| Supplied information |

========

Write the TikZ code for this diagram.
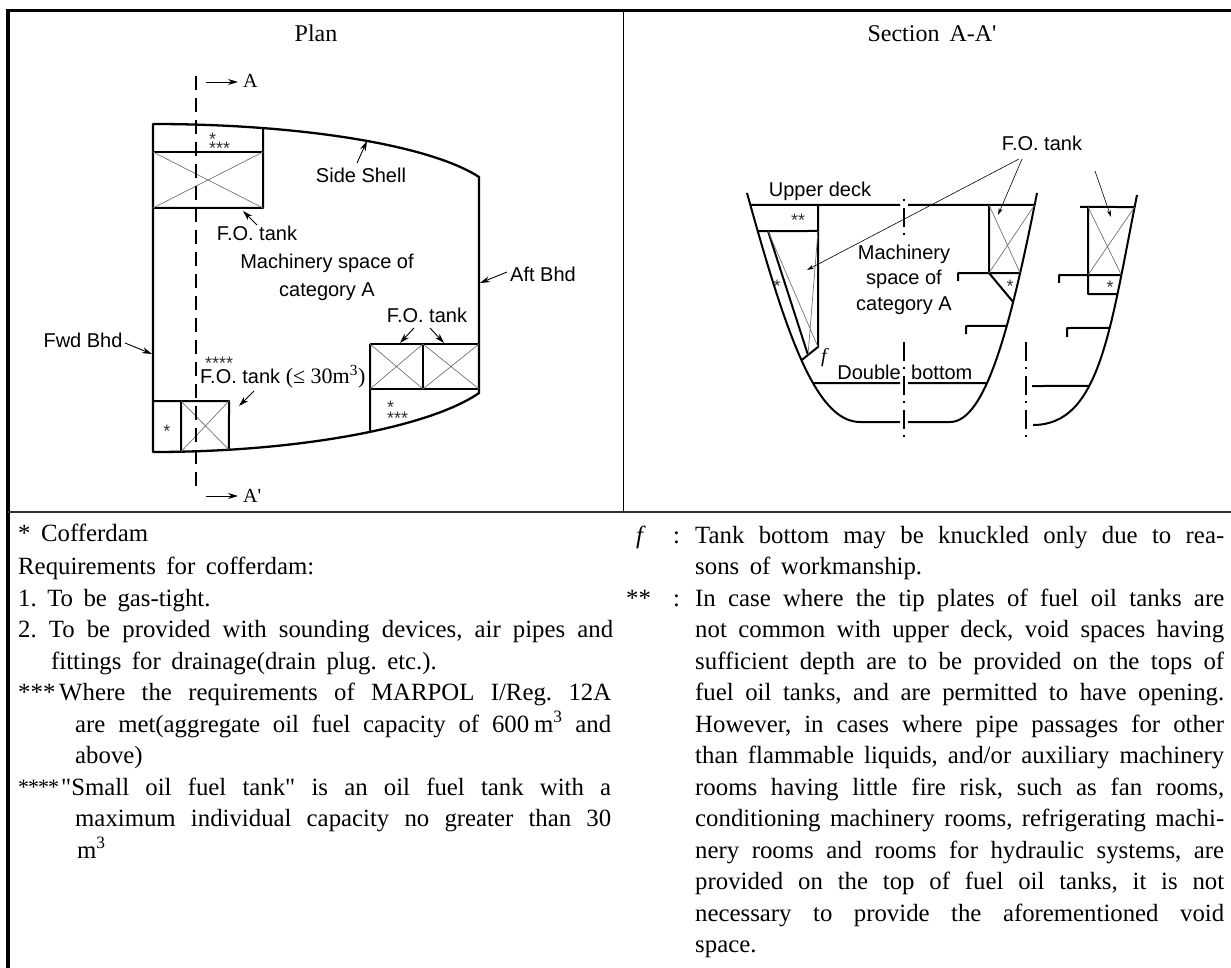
\documentclass[tikz,border=0pt]{standalone}
\usepackage{fontspec}
\setmainfont{Liberation Serif}
\newfontfamily\lsans{Liberation Sans}
\usetikzlibrary{intersections,arrows.meta}
\newcommand\bfontn{\fontsize{24.8}{28}\selectfont\frenchspacing\spaceskip=10.5pt\relax}
\newcommand\bfontj{\fontsize{24.8}{28}\selectfont\frenchspacing\spaceskip=6pt plus 60pt minus 2pt\relax}
\newcommand\jline[2]{\makebox[#1][s]{#2}}
\newcommand\stk[2]{\rlap{\raisebox{#1}{*}}#2}
\begin{document}
\begin{tikzpicture}[x=1pt,y=-1pt,
  hull/.style={line width=2pt, line join=round},
  xline/.style={line width=0.7pt, black!55},
  ptr/.style={line width=0.9pt, -{Stealth[length=10pt,width=6pt]}},
  tptr/.style={line width=0.6pt, -{Stealth[length=7pt,width=4pt]}},
  lbl/.style={font=\lsans\fontsize{20}{22}\selectfont, inner sep=0pt, anchor=base},
  astk/.style={font=\lsans\fontsize{18}{18}\selectfont, inner sep=0pt, anchor=base, black!80},
  ttl/.style={font=\fontsize{24}{28}\selectfont, inner sep=0pt, anchor=base},
  secA/.style={font=\fontsize{20}{22}\selectfont, inner sep=0pt, anchor=base west},
  bodyn/.style={font=\bfontn, inner sep=0pt, anchor=base west},
  bodyj/.style={font=\bfontj, inner sep=0pt, anchor=base west},
  cl/.style={line width=1.3pt, dash pattern=on 19pt off 6pt on 2pt off 7pt},
  pdash/.style={line width=1.8pt, dash pattern=on 14pt off 8pt},
]
\useasboundingbox (0,0) rectangle (1231,968);

% ---------- frame ----------
\draw[line width=3.5pt] (8,968) -- (8,10.5) -- (1231,10.5);
\draw[line width=1.5pt] (623.5,10.5) -- (623.5,512);
\draw[line width=1.5pt, black!80] (8,512) -- (1231,512);

\node[ttl] (tplan) at (316,42) {Plan};
\node[ttl] (tsec) at (932,42) {Section\hspace{10pt}A-A\textquotesingle};

% ---------- PLAN ----------
\path[name path=topc] (153,124) .. controls (300,124) and (430,145) .. (479,177);
\path[name path=botc] (479,393) .. controls (430,427) and (300,452) .. (153,452);
\draw[line width=2.3pt, line join=round] (153,124) .. controls (300,124) and (430,145) .. (479,177)
  -- (479,393) .. controls (430,427) and (300,452) .. (153,452) -- cycle;

\path[name path=v263] (263,100) -- (263,220);
\path[name intersections={of=topc and v263, by={T1}}];
\path[name path=v181] (181,380) -- (181,470);
\path[name intersections={of=botc and v181, by={B1}}];
\path[name path=v229] (229,380) -- (229,470);
\path[name intersections={of=botc and v229, by={B2}}];
\path[name path=v370] (370,380) -- (370,470);
\path[name intersections={of=botc and v370, by={B3}}];

% top tank
\draw[hull] (153,152) -- (263,152);
\draw[hull] (153,208) -- (263,208) -- (T1);
\draw[xline] (153,152) -- (263,208) (263,152) -- (153,208);
\node[astk, anchor=base west] (a1) at (209,155) {\stk{9pt}{***}};

% bottom-left tank
\draw[hull] (153,401) -- (229,401) -- (B2);
\draw[hull] (181,401) -- (B1);
\draw[xline] (181,401) -- (B2) (229,401) -- (B1);
\node[astk] (a3) at (167,437) {*};

% right tanks
\draw[hull] (370,344) -- (479,344);
\draw[hull] (370,389) -- (479,389);
\draw[hull] (370,344) -- (B3);
\draw[hull] (423,344) -- (423,389);
\draw[xline] (370,344) -- (423,389) (423,344) -- (370,389) (423,344) -- (479,389) (479,344) -- (423,389);
\node[astk, anchor=base west] (a4) at (387,424) {\stk{11pt}{***}};

% section line A-A'
\coordinate (dtop) at (196,76);
\coordinate (dbot) at (196,492);
\draw[pdash] (dtop) -- (dbot);
\coordinate (aA1) at (206,82); \coordinate (aA2) at (238,82);
\draw[ptr] (aA1) -- (aA2);
\node[secA] (lA) at (243,88) {A};
\coordinate (aB1) at (206,496); \coordinate (aB2) at (238,496);
\draw[ptr] (aB1) -- (aB2);
\node[secA] (lB) at (243,502) {A\textquotesingle};

% plan labels
\node[lbl] (sideshell) at (361,183) {Side Shell};
\coordinate (ss1) at (357,163); \coordinate (ss2) at (367,141);
\draw[ptr] (ss1) -- (ss2);

\node[lbl] (fo1) at (257,241) {F.O. tank};
\coordinate (f11) at (257,225); \coordinate (f12) at (243,211);
\draw[ptr] (f11) -- (f12);

\node[lbl] (mach1) at (327,269) {Machinery space of};
\node[lbl] (mach2) at (327,297) {category A};

\node[lbl] (aft) at (543,282) {Aft Bhd};
\coordinate (af1) at (507,272); \coordinate (af2) at (480,283);
\draw[ptr] (af1) -- (af2);

\node[lbl] (fo2) at (427,323) {F.O. tank};
\coordinate (f21) at (414,328); \coordinate (f22) at (400,343);
\coordinate (f23) at (430,328); \coordinate (f24) at (444,343);
\draw[ptr] (f21) -- (f22);
\draw[ptr] (f23) -- (f24);

\node[lbl] (fwd) at (83,347) {Fwd Bhd};
\coordinate (fw1) at (125,343); \coordinate (fw2) at (152,354);
\draw[ptr] (fw1) -- (fw2);

\node[lbl, anchor=base west] (fo3) at (200,383) {\rlap{\hspace{5pt}\raisebox{14pt}{\fontsize{18}{18}\selectfont\color{black!80}****}}F.O. tank {\rmfamily\fontsize{22}{24}\selectfont(≤ 30m\textsuperscript{3})}};
\coordinate (f31) at (254,391); \coordinate (f32) at (239,406);
\draw[ptr] (f31) -- (f32);

% ---------- SECTION (main) ----------
\path[name path=hl] (747,193) .. controls (785,330) and (815,422) .. (860,422);
\path[name path=hr] (950,422) .. controls (985,422) and (1010,330) .. (1037,193);
\draw[hull] (747,193) .. controls (785,330) and (815,422) .. (860,422) -- (900,422);
\draw[hull] (908,422) -- (950,422) .. controls (985,422) and (1010,330) .. (1037,193);

\path[name path=y205] (700,205) -- (1080,205);
\path[name path=y231] (700,231) -- (1080,231);
\path[name path=y273] (700,273) -- (1080,273);
\path[name path=y326] (700,326) -- (1080,326);
\path[name path=y383] (700,383) -- (1080,383);
\path[name path=cbl] (818,347) -- (770,385.4);
\path[name path=crl] (989,273) -- (1030,322.2);
\path[name intersections={of=hl and y205, by={dL}}];
\path[name intersections={of=hr and y205, by={dR}}];
\path[name intersections={of=hl and y231, by={vL}}];
\path[name intersections={of=hr and y273, by={rB}}];
\path[name intersections={of=hr and y326, by={rC}}];
\path[name intersections={of=hl and y383, by={dbL}}];
\path[name intersections={of=hr and y383, by={dbR}}];
\path[name intersections={of=hl and cbl, by={cB}}];
\path[name intersections={of=hr and crl, by={cR}}];

% deck
\draw[hull] (dL) -- (900,205);
\draw[hull] (908,205) -- (dR);
% left void + tank + cofferdam
\draw[hull] (vL) -- (818,231);
\draw[hull] (818,205) -- (818,347) -- (cB);
\draw[hull] (768,231) -- (808,355);
\draw[xline] (768,231) -- (818,347) (818,231) -- (808,355);
\node[astk] (a7) at (798,227) {**};
\node[astk] (a8) at (777,292) {*};
\node[font=\itshape\fontsize{20}{22}\selectfont, inner sep=0pt, anchor=base] (fk) at (824,362) {f};
% right tank
\draw[hull] (989,205) -- (989,273) -- (cR);
\draw[hull] (958,281) -- (958,273) -- (rB);
\draw[xline] (989,205) -- (rB) (dR) -- (989,273);
\node[astk] (a9) at (1010,292) {*};
\draw[hull] (966,334) -- (966,326) -- (rC);
% double bottom
\draw[hull] (dbL) -- (900,383);
\draw[hull] (908,383) -- (dbR);
% centre line
\coordinate (c1) at (904,199); \coordinate (c2) at (904,238);
\coordinate (c3) at (904,342); \coordinate (c4) at (904,440);
\draw[cl, dash phase=25pt] (c1) -- (c2);
\draw[cl] (c3) -- (c4);

\node[lbl] (upd) at (820,197) {Upper deck};
\node[lbl] (m1) at (904,260) {Machinery};
\node[lbl] (m2) at (904,285) {space of};
\node[lbl] (m3) at (904,310) {category A};
\node[lbl, anchor=base east] (db1) at (901,379) {Double};
\node[lbl, anchor=base west] (db2) at (911,379) {bottom};

\node[lbl] (fo4) at (1042,151) {F.O. tank};
\coordinate (s1) at (1019,159); \coordinate (s2) at (807,270);
\coordinate (s3) at (1022,159); \coordinate (s4) at (998,215);
\draw[tptr] (s1) -- (s2);
\draw[tptr] (s3) -- (s4);

% ---------- SECTION (partial) ----------
\path[name path=hp] (1033,425) .. controls (1100,425) and (1110,330) .. (1137,195);
\draw[hull] (1033,425) .. controls (1100,425) and (1110,330) .. (1137,195);
\path[name path=z207] (1000,207) -- (1200,207);
\path[name path=z275] (1000,275) -- (1200,275);
\path[name path=z294] (1000,294) -- (1200,294);
\path[name path=z328] (1000,328) -- (1200,328);
\path[name path=z386] (1000,386) -- (1200,386);
\path[name intersections={of=hp and z207, by={pA}}];
\path[name intersections={of=hp and z275, by={pB}}];
\path[name intersections={of=hp and z294, by={pC}}];
\path[name intersections={of=hp and z328, by={pD}}];
\path[name intersections={of=hp and z386, by={pE}}];
\draw[hull] (1080,207) -- (pA);
\draw[hull] (1088,207) -- (1088,294) -- (pC);
\draw[hull] (1059,283) -- (1059,275) -- (pB);
\draw[xline] (1088,207) -- (pB) (pA) -- (1088,275);
\node[astk] (a10) at (1110,294) {*};
\draw[hull] (1067,337) -- (1067,328) -- (pD);
\draw[hull] (1032,386) -- (pE);
\coordinate (c5) at (1026,342); \coordinate (c6) at (1026,442);
\draw[cl] (c5) -- (c6);
\coordinate (s5) at (1095,171); \coordinate (s6) at (1111,217);
\draw[tptr] (s5) -- (s6);

% ---------- NOTES (left) ----------
\node[bodyn] (L0) at (18,541) {* Cofferdam};
\node[bodyn] (L1) at (18,574) {Requirements for cofferdam:};
\node[bodyn] (L2) at (18,606) {1. To be gas-tight.};
\node[bodyj] (L3) at (18,637.5) {\jline{595pt}{2. To be provided with sounding devices, air pipes and}};
\node[bodyn] (L4) at (51,669) {fittings for drainage(drain plug. etc.).};
\node[bodyn] (L5a) at (18,700.5) {***};
\node[bodyj] (L5) at (59,700.5) {\jline{552pt}{Where the requirements of MARPOL I/Reg. 12A}};
\node[bodyj] (L6) at (75,732) {\jline{536pt}{are met(aggregate oil fuel capacity of 600\kern5pt m\textsuperscript{3} and}};
\node[bodyn] (L7) at (75,763.5) {above)};
\node[bodyn] (L8a) at (18,795) {\raisebox{1pt}{\fontsize{22}{22}\selectfont*\kern-1pt*\kern-1pt*\kern-1pt*}};
\node[bodyj] (L8) at (61,795) {\jline{550pt}{\textquotedbl Small oil fuel tank\textquotedbl{} is an oil fuel tank with a}};
\node[bodyj] (L9) at (75,826.5) {\jline{536pt}{maximum individual capacity no greater than 30}};
\node[bodyn] (L10) at (77,858) {m\textsuperscript{3}};

% ---------- NOTES (right) ----------
\node[bodyn, font={\bfontn\itshape}] (R0f) at (636,543) {f};
\node[bodyn] (R0c) at (673,543) {:};
\node[bodyj] (R0) at (695,543) {\jline{529pt}{Tank bottom may be knuckled only due to rea-}};
\node[bodyn] (R1) at (695,574.5) {sons of workmanship.};
\node[bodyn] (R2a) at (626,606) {**};
\node[bodyn] (R2c) at (673,606) {:};
\node[bodyj] (R2) at (695,606) {\jline{529pt}{In case where the tip plates of fuel oil tanks are}};
\node[bodyj] (R3) at (695,637.5) {\jline{529pt}{not common with upper deck, void spaces having}};
\node[bodyj] (R4) at (695,669) {\jline{529pt}{sufficient depth are to be provided on the tops of}};
\node[bodyj] (R5) at (695,700.5) {\jline{529pt}{fuel oil tanks, and are permitted to have opening.}};
\node[bodyj] (R6) at (695,732) {\jline{529pt}{However, in cases where pipe passages for other}};
\node[bodyj] (R7) at (695,763.5) {\jline{529pt}{than flammable liquids, and/or auxiliary machinery}};
\node[bodyj] (R8) at (695,795) {\jline{529pt}{rooms having little fire risk, such as fan rooms,}};
\node[bodyj] (R9) at (695,826.5) {\jline{529pt}{conditioning machinery rooms, refrigerating machi-}};
\node[bodyj] (R10) at (695,858) {\jline{529pt}{nery rooms and rooms for hydraulic systems, are}};
\node[bodyj] (R11) at (695,889.5) {\jline{529pt}{provided on the top of fuel oil tanks, it is not}};
\node[bodyj] (R12) at (695,921) {\jline{529pt}{necessary to provide the aforementioned void}};
\node[bodyn] (R13) at (695,952.5) {space.};
\end{tikzpicture}
\end{document}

========

| Your instructions |
Take the lines from the start of the material to the line with "-- (479,393) ..", both included, and transcribe them exactly without the pictures.

| Complete response |
Write the TikZ code for this diagram.
\documentclass[tikz,border=0pt]{standalone}
\usepackage{fontspec}
\setmainfont{Liberation Serif}
\newfontfamily\lsans{Liberation Sans}
\usetikzlibrary{intersections,arrows.meta}
\newcommand\bfontn{\fontsize{24.8}{28}\selectfont\frenchspacing\spaceskip=10.5pt\relax}
\newcommand\bfontj{\fontsize{24.8}{28}\selectfont\frenchspacing\spaceskip=6pt plus 60pt minus 2pt\relax}
\newcommand\jline[2]{\makebox[#1][s]{#2}}
\newcommand\stk[2]{\rlap{\raisebox{#1}{*}}#2}
\begin{document}
\begin{tikzpicture}[x=1pt,y=-1pt,
  hull/.style={line width=2pt, line join=round},
  xline/.style={line width=0.7pt, black!55},
  ptr/.style={line width=0.9pt, -{Stealth[length=10pt,width=6pt]}},
  tptr/.style={line width=0.6pt, -{Stealth[length=7pt,width=4pt]}},
  lbl/.style={font=\lsans\fontsize{20}{22}\selectfont, inner sep=0pt, anchor=base},
  astk/.style={font=\lsans\fontsize{18}{18}\selectfont, inner sep=0pt, anchor=base, black!80},
  ttl/.style={font=\fontsize{24}{28}\selectfont, inner sep=0pt, anchor=base},
  secA/.style={font=\fontsize{20}{22}\selectfont, inner sep=0pt, anchor=base west},
  bodyn/.style={font=\bfontn, inner sep=0pt, anchor=base west},
  bodyj/.style={font=\bfontj, inner sep=0pt, anchor=base west},
  cl/.style={line width=1.3pt, dash pattern=on 19pt off 6pt on 2pt off 7pt},
  pdash/.style={line width=1.8pt, dash pattern=on 14pt off 8pt},
]
\useasboundingbox (0,0) rectangle (1231,968);

% ---------- frame ----------
\draw[line width=3.5pt] (8,968) -- (8,10.5) -- (1231,10.5);
\draw[line width=1.5pt] (623.5,10.5) -- (623.5,512);
\draw[line width=1.5pt, black!80] (8,512) -- (1231,512);

\node[ttl] (tplan) at (316,42) {Plan};
\node[ttl] (tsec) at (932,42) {Section\hspace{10pt}A-A\textquotesingle};

% ---------- PLAN ----------
\path[name path=topc] (153,124) .. controls (300,124) and (430,145) .. (479,177);
\path[name path=botc] (479,393) .. controls (430,427) and (300,452) .. (153,452);
\draw[line width=2.3pt, line join=round] (153,124) .. controls (300,124) and (430,145) .. (479,177)
  -- (479,393) .. controls (430,427) and (300,452) .. (153,452) -- cycle;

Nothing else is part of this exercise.